Indicators and patterns worth reviewing

• New or "revived" repos that quickly gain stars/forks paired with frequent small updates.
• Dependency updates that add install scripts, setup hooks, or postinstall steps that fetch remote content.
• Obfuscated strings (base64, XOR), indirect imports, or runtime code eval in packaging scripts.
• Build logs showing network calls during install that reach GitHub issues/Gists or unusual domains.
• Processes reading IDE configs, SSH keys, or cloud credentials shortly after dependency installation.
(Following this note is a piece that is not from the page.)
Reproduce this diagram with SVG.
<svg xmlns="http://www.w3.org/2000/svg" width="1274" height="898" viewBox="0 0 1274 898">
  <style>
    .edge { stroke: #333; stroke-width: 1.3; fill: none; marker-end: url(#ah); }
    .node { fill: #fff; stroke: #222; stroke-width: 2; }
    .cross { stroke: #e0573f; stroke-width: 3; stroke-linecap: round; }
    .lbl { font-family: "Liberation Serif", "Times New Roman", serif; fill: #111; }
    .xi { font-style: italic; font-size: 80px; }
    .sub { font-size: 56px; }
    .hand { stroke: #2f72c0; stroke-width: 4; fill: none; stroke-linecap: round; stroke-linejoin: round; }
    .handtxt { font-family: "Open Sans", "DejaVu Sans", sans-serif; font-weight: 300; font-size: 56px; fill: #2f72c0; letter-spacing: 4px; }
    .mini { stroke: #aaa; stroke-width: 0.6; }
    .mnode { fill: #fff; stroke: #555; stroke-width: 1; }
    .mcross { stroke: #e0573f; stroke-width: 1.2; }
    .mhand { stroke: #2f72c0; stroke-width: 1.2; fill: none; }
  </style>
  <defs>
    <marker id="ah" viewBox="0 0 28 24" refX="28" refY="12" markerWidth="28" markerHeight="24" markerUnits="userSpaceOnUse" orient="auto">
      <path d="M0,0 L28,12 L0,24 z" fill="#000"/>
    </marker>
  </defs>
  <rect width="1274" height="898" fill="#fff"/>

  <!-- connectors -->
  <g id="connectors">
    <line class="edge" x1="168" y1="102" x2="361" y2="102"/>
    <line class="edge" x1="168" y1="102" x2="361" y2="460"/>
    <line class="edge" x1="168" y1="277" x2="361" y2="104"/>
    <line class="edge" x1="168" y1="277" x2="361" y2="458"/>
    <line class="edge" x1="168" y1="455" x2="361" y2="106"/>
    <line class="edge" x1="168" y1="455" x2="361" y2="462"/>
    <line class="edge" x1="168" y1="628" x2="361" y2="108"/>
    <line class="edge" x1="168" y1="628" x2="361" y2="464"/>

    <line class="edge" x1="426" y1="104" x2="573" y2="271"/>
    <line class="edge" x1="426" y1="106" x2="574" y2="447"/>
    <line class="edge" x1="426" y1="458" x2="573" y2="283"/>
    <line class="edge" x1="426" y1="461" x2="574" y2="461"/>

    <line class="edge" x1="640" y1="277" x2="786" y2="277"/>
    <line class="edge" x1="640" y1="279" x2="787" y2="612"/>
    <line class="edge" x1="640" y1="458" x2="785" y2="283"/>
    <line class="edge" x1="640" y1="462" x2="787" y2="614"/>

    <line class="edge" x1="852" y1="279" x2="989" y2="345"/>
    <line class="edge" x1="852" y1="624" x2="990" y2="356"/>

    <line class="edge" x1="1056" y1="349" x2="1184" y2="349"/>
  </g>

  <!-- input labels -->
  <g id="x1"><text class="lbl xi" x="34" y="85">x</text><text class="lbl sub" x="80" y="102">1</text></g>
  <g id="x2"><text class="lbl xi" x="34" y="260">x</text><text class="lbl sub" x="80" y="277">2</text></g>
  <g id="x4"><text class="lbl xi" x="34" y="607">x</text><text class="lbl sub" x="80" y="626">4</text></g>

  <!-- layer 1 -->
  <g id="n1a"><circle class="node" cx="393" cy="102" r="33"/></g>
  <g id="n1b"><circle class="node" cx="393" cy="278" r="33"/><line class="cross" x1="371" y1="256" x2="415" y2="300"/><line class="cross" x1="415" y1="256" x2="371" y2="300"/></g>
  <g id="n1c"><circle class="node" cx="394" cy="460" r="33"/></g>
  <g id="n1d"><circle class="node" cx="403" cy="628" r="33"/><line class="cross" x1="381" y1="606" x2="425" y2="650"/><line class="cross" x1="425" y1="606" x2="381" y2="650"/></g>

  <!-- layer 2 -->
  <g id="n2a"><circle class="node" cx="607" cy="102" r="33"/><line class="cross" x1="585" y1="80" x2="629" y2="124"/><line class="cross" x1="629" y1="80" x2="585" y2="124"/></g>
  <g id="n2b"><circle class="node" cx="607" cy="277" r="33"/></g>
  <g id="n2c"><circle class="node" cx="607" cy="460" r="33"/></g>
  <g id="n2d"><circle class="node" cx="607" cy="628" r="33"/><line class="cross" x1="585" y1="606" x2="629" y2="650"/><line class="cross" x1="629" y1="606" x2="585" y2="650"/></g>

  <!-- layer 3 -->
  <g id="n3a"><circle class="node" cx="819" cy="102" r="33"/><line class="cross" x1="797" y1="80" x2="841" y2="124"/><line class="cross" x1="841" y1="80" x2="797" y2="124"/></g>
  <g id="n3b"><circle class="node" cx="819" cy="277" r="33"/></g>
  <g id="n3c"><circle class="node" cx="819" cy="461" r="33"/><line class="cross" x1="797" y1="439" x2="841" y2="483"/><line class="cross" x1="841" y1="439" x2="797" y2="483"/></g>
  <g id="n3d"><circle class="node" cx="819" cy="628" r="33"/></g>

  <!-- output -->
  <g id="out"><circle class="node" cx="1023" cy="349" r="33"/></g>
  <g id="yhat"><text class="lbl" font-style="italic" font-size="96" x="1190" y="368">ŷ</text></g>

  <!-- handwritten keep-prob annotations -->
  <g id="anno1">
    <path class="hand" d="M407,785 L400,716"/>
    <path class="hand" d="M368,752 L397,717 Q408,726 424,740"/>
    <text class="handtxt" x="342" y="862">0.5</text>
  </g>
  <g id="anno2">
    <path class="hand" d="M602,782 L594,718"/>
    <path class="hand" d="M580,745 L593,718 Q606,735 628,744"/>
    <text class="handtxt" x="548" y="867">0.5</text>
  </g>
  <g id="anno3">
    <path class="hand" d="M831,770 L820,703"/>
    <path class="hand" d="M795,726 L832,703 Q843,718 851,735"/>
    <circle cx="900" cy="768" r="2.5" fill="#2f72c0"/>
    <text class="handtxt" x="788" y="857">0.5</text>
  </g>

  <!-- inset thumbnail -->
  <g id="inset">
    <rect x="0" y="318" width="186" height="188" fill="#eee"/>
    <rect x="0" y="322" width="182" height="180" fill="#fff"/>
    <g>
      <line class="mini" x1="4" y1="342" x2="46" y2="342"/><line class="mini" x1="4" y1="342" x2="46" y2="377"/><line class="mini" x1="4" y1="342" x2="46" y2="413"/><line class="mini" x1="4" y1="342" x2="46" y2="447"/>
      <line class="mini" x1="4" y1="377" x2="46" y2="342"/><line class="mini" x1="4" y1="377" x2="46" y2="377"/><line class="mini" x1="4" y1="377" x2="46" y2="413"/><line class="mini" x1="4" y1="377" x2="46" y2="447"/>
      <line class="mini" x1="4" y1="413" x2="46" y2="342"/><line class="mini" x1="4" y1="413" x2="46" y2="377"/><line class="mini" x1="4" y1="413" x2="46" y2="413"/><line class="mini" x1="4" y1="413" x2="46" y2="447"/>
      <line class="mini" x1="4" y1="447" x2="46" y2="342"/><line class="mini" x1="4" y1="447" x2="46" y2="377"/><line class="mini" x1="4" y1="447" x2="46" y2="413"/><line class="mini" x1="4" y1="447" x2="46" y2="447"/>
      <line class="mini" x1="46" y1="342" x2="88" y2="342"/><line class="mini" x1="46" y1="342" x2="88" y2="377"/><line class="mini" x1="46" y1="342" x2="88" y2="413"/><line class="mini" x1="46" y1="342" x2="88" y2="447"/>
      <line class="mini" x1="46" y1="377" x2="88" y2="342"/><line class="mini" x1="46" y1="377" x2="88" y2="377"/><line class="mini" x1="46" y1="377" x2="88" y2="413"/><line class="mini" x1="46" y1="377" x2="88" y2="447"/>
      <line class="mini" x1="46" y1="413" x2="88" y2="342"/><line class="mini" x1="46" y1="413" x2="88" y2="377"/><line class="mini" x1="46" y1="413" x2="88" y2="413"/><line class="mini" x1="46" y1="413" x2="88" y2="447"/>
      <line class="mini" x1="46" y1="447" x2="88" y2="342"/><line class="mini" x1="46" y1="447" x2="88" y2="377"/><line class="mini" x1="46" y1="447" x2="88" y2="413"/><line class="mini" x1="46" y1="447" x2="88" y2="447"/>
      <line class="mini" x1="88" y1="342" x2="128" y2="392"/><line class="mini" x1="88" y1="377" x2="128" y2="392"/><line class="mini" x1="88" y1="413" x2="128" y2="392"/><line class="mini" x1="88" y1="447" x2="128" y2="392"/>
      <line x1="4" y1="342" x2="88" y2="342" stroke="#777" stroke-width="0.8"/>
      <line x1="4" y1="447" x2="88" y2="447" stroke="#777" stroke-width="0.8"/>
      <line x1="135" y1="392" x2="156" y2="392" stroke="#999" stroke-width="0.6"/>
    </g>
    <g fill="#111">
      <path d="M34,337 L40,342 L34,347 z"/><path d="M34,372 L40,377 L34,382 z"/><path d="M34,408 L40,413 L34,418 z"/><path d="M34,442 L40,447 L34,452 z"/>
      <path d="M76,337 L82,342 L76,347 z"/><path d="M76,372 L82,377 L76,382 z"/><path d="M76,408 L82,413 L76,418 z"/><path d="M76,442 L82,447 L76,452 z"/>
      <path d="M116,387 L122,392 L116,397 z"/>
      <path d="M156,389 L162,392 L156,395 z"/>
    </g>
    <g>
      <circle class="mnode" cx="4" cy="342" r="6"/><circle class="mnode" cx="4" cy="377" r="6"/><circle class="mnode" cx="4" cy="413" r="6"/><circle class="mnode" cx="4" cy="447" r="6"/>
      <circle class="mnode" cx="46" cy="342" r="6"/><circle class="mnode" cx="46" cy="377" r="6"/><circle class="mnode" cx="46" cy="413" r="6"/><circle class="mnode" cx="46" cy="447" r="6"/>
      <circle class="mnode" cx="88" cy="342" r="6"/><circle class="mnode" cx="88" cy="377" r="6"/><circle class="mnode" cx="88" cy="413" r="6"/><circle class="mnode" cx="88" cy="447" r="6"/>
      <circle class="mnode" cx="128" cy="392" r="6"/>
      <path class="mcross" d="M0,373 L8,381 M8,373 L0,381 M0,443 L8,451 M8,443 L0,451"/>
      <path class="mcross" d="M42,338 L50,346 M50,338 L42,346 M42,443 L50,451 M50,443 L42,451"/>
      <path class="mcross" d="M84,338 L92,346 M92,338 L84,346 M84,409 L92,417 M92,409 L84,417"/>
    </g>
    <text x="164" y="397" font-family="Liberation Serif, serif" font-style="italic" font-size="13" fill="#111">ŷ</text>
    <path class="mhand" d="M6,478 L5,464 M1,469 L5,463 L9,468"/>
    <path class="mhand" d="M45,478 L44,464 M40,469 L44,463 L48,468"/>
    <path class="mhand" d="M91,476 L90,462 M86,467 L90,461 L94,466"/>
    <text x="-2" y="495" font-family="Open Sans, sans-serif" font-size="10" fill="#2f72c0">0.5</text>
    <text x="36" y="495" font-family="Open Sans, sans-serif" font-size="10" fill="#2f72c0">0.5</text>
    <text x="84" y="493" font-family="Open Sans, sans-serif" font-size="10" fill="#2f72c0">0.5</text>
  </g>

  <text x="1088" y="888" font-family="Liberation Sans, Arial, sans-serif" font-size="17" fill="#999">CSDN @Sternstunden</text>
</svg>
Team policies that lower risk

• Mandatory 2FA, commit signing, and verified publishers for dependencies you adopt.
• A "trust-but-verify" playbook: provenance checks, code review on transitive pulls, and SBOM diffing on every bump.
• A kill-switch for dependency auto-updates across all package managers and base images.
• Security office hours with dev leads to review new third-party components before production use.

Authoritative resources

SLSA: Supply-chain Levels for Software Artifacts
Sigstore Cosign: Container and artifact signing

Bottom line: treat every dependency update and install hook as untrusted code. Tighten provenance, enforce signing, block risky egress in CI, and monitor for GitHub-abuse patterns. Trust is earned, not assumed.